Make Water Safety Your Priority

  • Swim in designated areas supervised by lifeguards.
  • Always swim with a buddy; do not allow anyone to swim alone. Even at a public pool or a lifeguarded beach, use the buddy system!
  • Ensure that everyone in the family learns to swim well. Enroll in age-appropriate water orientation and learn-to-swim courses.
  • Never leave a young child unattended near water and do not trust a child’s life to another child; teach children to always ask permission to go near water.
  • Have young children or inexperienced swimmers wear U.S. Coast Guard-approved life jackets around water, but do not rely on life jackets alone.
  • Establish rules for your family and enforce them without fail. For example, set limits based on each person’s ability, do not let anyone play around drains and suction fittings, and do not allow swimmers to have breath-holding contests.
  • Even if you do not plan on swimming, be cautious around natural bodies of water including ocean shoreline, rivers and lakes. Cold temperatures, currents and underwater hazards can make a fall into these bodies of water dangerous.
  • If you go boating, wear a life jacket! Most boating fatalities occur from drowning.
  • Avoid alcohol use. Alcohol impairs judgment, balance and coordination; affects swimming and diving skills; and reduces the body’s ability to stay warm.

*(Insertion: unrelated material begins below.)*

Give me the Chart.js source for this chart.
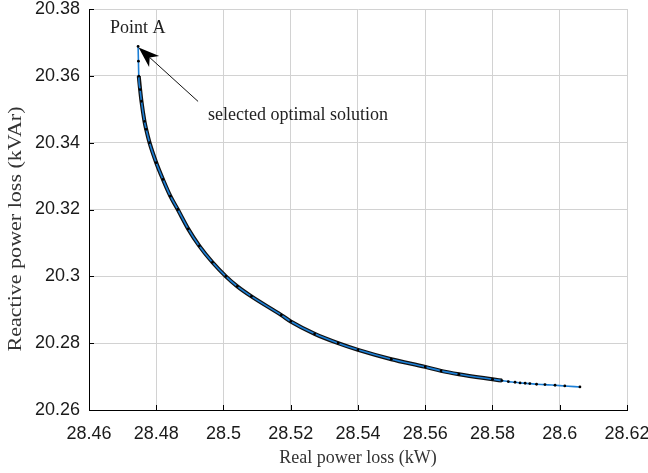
<!DOCTYPE html>
<html>
<head>
<meta charset="utf-8">
<script src="https://cdn.jsdelivr.net/npm/chart.js@4/dist/chart.umd.min.js"></script>
<style>
  html, body { margin: 0; padding: 0; background: #fff; }
  #wrap { width: 648px; height: 473px; position: relative; }
</style>
</head>
<body>
<div id="wrap"><canvas id="c"></canvas></div>
<script>
// ---- data ----
const realLoss = [
  28.4746, 28.4747, 28.4748, 28.4752, 28.4756, 28.4765, 28.4770, 28.4780,
  28.4800, 28.4820, 28.4842, 28.4864, 28.4895, 28.4928, 28.4967, 28.5007,
  28.5041, 28.5083, 28.5172, 28.5200, 28.5271, 28.5341, 28.5400, 28.5499,
  28.5600, 28.5647, 28.5700, 28.5800, 28.5828, 28.5847, 28.5867, 28.5882,
  28.5897, 28.5911, 28.5931, 28.5956, 28.5986, 28.6015, 28.6060
];
const reactiveLoss = [
  20.3688, 20.3644, 20.3599, 20.3559, 20.3524, 20.3464, 20.3440, 20.3400,
  20.3340, 20.3290, 20.3240, 20.3200, 20.3142, 20.3091, 20.3042, 20.3000,
  20.2970, 20.2940, 20.2884, 20.2865, 20.2828, 20.2800, 20.2780, 20.2752,
  20.2729, 20.2717, 20.2707, 20.2692, 20.2688, 20.2685, 20.2683, 20.2681,
  20.2680, 20.2679, 20.2677, 20.2676, 20.2674, 20.2672, 20.2669
];
const denseStart = 2;    // dense (black) band of the front starts here
const denseEnd = 29;     // ... and ends here
const xTickLabels = ['28.46','28.48','28.5','28.52','28.54','28.56','28.58','28.6','28.62'];
const yTickLabels = ['20.26','20.28','20.3','20.32','20.34','20.36','20.38'];
const xTitle = 'Real power loss (kW)';
const yTitle = 'Reactive power loss (kVAr)';
const pointLabel = 'Point A';
const arrowLabel = 'selected optimal solution';

// ---- build ----
const pts = realLoss.map((x, i) => ({ x: x, y: reactiveLoss[i] }));
const densePts = pts.slice(denseStart, denseEnd);
const xTickVals = xTickLabels.map(Number);
const yTickVals = yTickLabels.map(Number);

const SANS = '"Liberation Sans", Arial, sans-serif';
const SERIF = '"Liberation Serif", "Times New Roman", serif';

const annot = {
  id: 'annot',
  afterDraw(chart) {
    const ctx = chart.ctx;
    const xs = chart.scales.x, ys = chart.scales.y;
    const a = chart.chartArea;
    ctx.save();
    // inward tick marks
    ctx.strokeStyle = '#000';
    ctx.lineWidth = 1;
    ctx.beginPath();
    xTickVals.forEach(v => {
      const px = Math.round(xs.getPixelForValue(v)) + 0.5;
      ctx.moveTo(px, a.bottom); ctx.lineTo(px, a.bottom - 5);
    });
    yTickVals.forEach(v => {
      const py = Math.round(ys.getPixelForValue(v)) + 0.5;
      ctx.moveTo(a.left, py); ctx.lineTo(a.left + 5, py);
    });
    ctx.stroke();

    // y title
    ctx.save();
    ctx.font = '18px ' + SERIF;
    ctx.fillStyle = '#333';
    ctx.translate(20.5, 229);
    ctx.rotate(-Math.PI / 2);
    const w = ctx.measureText(yTitle).width;
    ctx.scale(245 / w, 1);
    ctx.textAlign = 'center';
    ctx.textBaseline = 'alphabetic';
    ctx.fillText(yTitle, 0, 0);
    ctx.restore();

    // Point A annotation
    const px = xs.getPixelForValue(realLoss[0]);
    const py = ys.getPixelForValue(reactiveLoss[0]);
    ctx.font = '18px ' + SERIF;
    ctx.fillStyle = '#222';
    ctx.textAlign = 'left';
    ctx.textBaseline = 'alphabetic';
    ctx.fillText(pointLabel, px - 28, py - 13.5);
    ctx.fillText(arrowLabel, px + 70, py + 73.5);

    // arrow
    const tx = px + 0.5, ty = py + 1;
    const sx = px + 60, sy = py + 55;
    const ang = Math.atan2(sy - ty, sx - tx);
    const L = 21, H = 7.5, N = 15;
    const ux = Math.cos(ang), uy = Math.sin(ang);
    const nx = -uy, ny = ux;
    ctx.strokeStyle = '#111';
    ctx.lineWidth = 1;
    ctx.beginPath();
    ctx.moveTo(sx, sy);
    ctx.lineTo(tx + ux * N, ty + uy * N);
    ctx.stroke();
    ctx.fillStyle = '#000';
    ctx.beginPath();
    ctx.moveTo(tx, ty);
    ctx.lineTo(tx + ux * L + nx * H, ty + uy * L + ny * H);
    ctx.lineTo(tx + ux * N, ty + uy * N);
    ctx.lineTo(tx + ux * L - nx * H, ty + uy * L - ny * H);
    ctx.closePath();
    ctx.fill();
    ctx.restore();
  }
};

new Chart(document.getElementById('c'), {
  type: 'line',
  data: {
    datasets: [
      {
        data: pts,
        borderColor: '#1c7fd6',
        borderWidth: 1.6,
        pointRadius: 1.4,
        pointBackgroundColor: '#000',
        pointBorderWidth: 0,
        cubicInterpolationMode: 'monotone',
        order: 0
      },
      {
        data: densePts,
        borderColor: '#111',
        borderWidth: 4,
        pointRadius: 0,
        cubicInterpolationMode: 'monotone',
        order: 1
      }
    ]
  },
  options: {
    responsive: true,
    maintainAspectRatio: false,
    animation: false,
    layout: { padding: { left: 0, right: 21, top: 9, bottom: 0 } },
    plugins: { legend: { display: false }, tooltip: { enabled: false } },
    scales: {
      x: {
        type: 'linear',
        min: 28.46, max: 28.62,
        afterBuildTicks(s) { s.ticks = xTickVals.map(v => ({ value: v })); },
        afterFit(s) { s.height = 63; s.paddingLeft = 0; s.paddingRight = 0; },
        ticks: {
          callback: (v, i) => xTickLabels[i],
          font: { family: SANS, size: 18 },
          color: '#1a1a1a',
          padding: 13,
          maxRotation: 0,
          autoSkip: false
        },
        grid: { color: '#d2d2d2', lineWidth: 1, drawTicks: false },
        border: { display: true, color: '#000', width: 1 },
        title: {
          display: true,
          text: xTitle,
          font: { family: SERIF, size: 18 },
          color: '#333',
          padding: { top: 0, bottom: 4 }
        }
      },
      y: {
        type: 'linear',
        min: 20.26, max: 20.38,
        afterBuildTicks(s) { s.ticks = yTickVals.map(v => ({ value: v })); },
        afterFit(s) { s.width = 89; s.paddingTop = 0; s.paddingBottom = 0; },
        ticks: {
          callback: (v, i) => yTickLabels[i],
          font: { family: SANS, size: 18 },
          color: '#1a1a1a',
          padding: 9,
          autoSkip: false
        },
        grid: { color: '#d2d2d2', lineWidth: 1, drawTicks: false },
        border: { display: true, color: '#000', width: 1 }
      }
    }
  },
  plugins: [annot]
});
</script>
</body>
</html>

Prevent Unsupervised Access to the Water

  • Install and use barriers around your home pool or hot tub. Safety covers and pool alarms should be added as additional layers of protection.
  • Ensure that pool barriers enclose the entire pool area, are at least 4-feet high with gates that are self-closing, self-latching and open outward, and away from the pool. The latch should be high enough to be out of a small child’s reach.
  • If you have an above-ground or inflatable pool, remove access ladders and secure the safety cover whenever the pool is not in use.
  • Remove any structures that provide access to the pool, such as outdoor furniture, climbable trees, decorative walls and playground equipment.
  • Keep toys that are not in use away from the pool and out of sight. Toys can attract young children to the pool.

Maintain Constant Supervision

  • Actively supervise kids whenever around the water—even if lifeguards are present. Do not just drop your kids off at the public pool or leave them at the beach—designate a responsible adult to supervise.
  • Always stay within arm’s reach of young children and avoid distractions when supervising children around water.

Know What to Do in an Emergency.

  • If a child is missing, check the water first. Seconds count in preventing death or disability.
  • Know how and when to call 9-1-1.
  • If you own a home pool or hot tub, have appropriate equipment, such as reaching or throwing equipment, a cell phone, life jackets and a first aid kit.